● DATA PROVIDED
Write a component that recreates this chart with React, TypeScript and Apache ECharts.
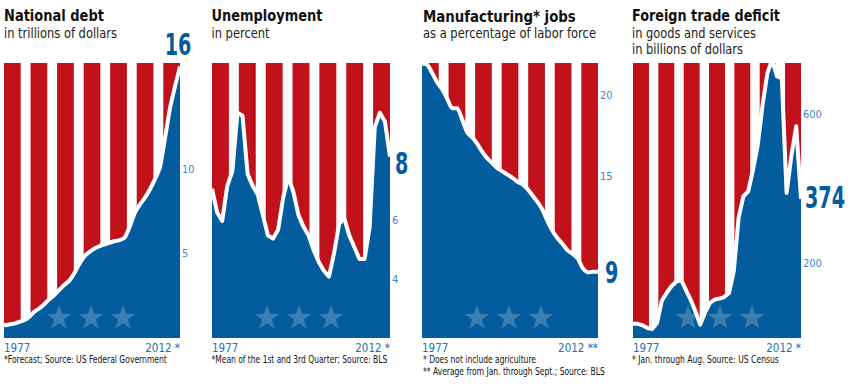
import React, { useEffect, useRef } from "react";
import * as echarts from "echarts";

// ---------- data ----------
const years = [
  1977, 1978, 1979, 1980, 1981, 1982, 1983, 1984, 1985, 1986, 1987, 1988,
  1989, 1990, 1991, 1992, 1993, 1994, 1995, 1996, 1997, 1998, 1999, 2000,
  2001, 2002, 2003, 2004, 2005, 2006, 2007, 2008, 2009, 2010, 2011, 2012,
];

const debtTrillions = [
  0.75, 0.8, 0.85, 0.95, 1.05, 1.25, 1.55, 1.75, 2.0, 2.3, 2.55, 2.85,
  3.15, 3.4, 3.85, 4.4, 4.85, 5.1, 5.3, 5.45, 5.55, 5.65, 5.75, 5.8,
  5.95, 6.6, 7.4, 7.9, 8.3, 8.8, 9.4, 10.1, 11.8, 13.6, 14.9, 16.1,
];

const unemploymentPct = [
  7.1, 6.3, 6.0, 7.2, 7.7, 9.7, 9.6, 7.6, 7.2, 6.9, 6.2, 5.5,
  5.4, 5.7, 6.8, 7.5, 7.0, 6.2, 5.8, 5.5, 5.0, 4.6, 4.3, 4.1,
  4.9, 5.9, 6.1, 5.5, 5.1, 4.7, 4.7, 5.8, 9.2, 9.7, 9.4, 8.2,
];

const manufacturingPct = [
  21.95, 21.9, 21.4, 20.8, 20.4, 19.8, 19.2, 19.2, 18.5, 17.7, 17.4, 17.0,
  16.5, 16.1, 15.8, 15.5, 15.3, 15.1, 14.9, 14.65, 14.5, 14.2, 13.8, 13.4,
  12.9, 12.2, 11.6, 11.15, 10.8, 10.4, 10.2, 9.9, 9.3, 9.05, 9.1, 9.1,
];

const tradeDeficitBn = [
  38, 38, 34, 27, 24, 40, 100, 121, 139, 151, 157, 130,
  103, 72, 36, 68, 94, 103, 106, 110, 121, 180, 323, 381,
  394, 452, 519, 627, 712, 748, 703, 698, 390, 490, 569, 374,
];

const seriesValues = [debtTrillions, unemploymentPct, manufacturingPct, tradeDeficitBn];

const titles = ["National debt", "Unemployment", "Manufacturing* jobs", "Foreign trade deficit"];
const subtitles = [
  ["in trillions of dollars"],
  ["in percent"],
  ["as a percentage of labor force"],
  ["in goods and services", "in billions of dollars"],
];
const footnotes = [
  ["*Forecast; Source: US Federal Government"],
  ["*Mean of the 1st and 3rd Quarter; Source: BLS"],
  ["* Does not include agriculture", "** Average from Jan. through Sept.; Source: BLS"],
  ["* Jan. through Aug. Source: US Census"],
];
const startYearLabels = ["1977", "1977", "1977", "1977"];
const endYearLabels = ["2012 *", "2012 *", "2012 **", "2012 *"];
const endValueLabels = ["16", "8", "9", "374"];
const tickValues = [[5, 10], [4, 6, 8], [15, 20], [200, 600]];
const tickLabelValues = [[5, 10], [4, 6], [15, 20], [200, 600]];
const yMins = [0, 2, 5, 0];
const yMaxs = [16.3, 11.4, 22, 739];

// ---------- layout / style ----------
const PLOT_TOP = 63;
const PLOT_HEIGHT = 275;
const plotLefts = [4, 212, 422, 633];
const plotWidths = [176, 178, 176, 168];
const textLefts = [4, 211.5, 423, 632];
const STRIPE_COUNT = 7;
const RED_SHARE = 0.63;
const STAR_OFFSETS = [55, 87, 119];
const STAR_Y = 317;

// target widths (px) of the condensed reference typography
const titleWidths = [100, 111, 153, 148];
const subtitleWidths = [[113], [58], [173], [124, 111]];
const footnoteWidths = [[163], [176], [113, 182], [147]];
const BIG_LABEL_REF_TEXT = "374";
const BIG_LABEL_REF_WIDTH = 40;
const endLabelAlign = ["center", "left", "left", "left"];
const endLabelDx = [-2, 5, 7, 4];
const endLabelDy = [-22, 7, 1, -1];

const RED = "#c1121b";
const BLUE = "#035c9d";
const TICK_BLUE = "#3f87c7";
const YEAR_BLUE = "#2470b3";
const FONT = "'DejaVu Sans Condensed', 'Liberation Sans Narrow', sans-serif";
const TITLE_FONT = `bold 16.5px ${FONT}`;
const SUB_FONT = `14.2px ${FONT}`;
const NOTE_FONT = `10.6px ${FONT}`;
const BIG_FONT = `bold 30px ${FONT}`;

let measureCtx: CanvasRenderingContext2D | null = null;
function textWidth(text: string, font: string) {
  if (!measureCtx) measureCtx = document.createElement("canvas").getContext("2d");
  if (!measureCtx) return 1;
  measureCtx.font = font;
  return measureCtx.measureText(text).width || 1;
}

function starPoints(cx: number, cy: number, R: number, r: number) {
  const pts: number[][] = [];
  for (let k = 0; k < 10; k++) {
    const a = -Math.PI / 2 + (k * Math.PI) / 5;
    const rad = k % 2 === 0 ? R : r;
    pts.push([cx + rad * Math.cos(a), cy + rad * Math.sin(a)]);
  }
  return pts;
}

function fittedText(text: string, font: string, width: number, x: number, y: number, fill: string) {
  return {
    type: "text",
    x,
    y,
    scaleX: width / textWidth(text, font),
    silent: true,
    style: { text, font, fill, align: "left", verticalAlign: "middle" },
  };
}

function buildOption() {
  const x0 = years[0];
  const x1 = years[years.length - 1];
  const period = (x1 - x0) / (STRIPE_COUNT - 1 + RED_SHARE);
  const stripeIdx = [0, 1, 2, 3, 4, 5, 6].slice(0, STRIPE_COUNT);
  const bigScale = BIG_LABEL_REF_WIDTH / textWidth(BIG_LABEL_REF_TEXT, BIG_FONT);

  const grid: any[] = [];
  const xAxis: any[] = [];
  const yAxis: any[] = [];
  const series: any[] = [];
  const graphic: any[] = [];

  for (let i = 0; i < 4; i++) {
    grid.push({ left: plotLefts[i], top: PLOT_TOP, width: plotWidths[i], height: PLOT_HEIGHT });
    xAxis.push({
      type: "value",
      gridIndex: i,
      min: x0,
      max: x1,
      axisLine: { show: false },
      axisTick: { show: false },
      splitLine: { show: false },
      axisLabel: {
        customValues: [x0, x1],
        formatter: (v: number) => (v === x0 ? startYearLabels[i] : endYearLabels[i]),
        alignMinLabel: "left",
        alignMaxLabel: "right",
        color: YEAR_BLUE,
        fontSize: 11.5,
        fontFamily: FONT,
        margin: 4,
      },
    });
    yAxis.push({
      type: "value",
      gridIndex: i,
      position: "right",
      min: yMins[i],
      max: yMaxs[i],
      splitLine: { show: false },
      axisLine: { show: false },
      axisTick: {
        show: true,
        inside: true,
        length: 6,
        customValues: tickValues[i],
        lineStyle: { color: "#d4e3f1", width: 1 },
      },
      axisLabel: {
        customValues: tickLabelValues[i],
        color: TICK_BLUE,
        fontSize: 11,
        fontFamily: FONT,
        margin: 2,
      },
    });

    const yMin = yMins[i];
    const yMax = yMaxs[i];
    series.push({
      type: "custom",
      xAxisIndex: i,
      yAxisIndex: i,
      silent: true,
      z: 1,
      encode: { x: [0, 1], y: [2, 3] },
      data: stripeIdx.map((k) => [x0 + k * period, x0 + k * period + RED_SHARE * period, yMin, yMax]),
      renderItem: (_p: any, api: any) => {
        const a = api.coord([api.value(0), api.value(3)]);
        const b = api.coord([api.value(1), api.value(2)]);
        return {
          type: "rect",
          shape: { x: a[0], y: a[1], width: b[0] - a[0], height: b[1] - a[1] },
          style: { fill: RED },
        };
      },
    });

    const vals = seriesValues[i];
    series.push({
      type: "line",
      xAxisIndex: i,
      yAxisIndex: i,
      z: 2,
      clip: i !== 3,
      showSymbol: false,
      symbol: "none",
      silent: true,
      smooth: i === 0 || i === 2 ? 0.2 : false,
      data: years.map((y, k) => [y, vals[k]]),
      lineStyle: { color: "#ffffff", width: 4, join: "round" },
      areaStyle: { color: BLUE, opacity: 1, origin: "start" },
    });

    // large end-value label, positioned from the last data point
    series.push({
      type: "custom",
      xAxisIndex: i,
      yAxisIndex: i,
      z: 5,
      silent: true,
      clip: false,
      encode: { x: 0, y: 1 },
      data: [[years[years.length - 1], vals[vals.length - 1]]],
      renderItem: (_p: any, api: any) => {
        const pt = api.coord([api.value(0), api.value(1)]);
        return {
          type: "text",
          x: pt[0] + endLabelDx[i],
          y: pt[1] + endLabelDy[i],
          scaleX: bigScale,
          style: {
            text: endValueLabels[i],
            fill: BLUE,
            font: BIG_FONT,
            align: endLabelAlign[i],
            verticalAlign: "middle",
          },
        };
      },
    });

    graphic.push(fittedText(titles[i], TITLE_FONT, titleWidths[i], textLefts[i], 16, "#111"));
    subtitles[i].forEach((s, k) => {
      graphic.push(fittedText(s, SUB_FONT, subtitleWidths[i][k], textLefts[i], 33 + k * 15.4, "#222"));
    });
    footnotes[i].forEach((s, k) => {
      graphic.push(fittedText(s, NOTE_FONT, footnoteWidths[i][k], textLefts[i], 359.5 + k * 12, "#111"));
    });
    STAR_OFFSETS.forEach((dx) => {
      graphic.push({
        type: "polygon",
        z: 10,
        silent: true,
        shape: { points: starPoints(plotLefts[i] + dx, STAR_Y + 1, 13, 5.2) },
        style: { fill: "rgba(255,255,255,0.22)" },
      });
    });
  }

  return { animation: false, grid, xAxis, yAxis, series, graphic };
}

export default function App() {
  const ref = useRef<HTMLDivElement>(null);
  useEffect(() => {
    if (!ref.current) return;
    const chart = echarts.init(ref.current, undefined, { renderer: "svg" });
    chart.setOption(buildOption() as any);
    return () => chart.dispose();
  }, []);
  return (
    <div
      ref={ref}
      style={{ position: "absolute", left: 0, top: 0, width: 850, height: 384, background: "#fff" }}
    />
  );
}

● THE PROBLEM
Your task is to restate word for word the lines from the top of the data to the line containing "import * as", both ends included, with every picture left out.

● OUTPUT OF THE EXERCISE
Write a component that recreates this chart with React, TypeScript and Apache ECharts.
import React, { useEffect, useRef } from "react";
import * as echarts from "echarts";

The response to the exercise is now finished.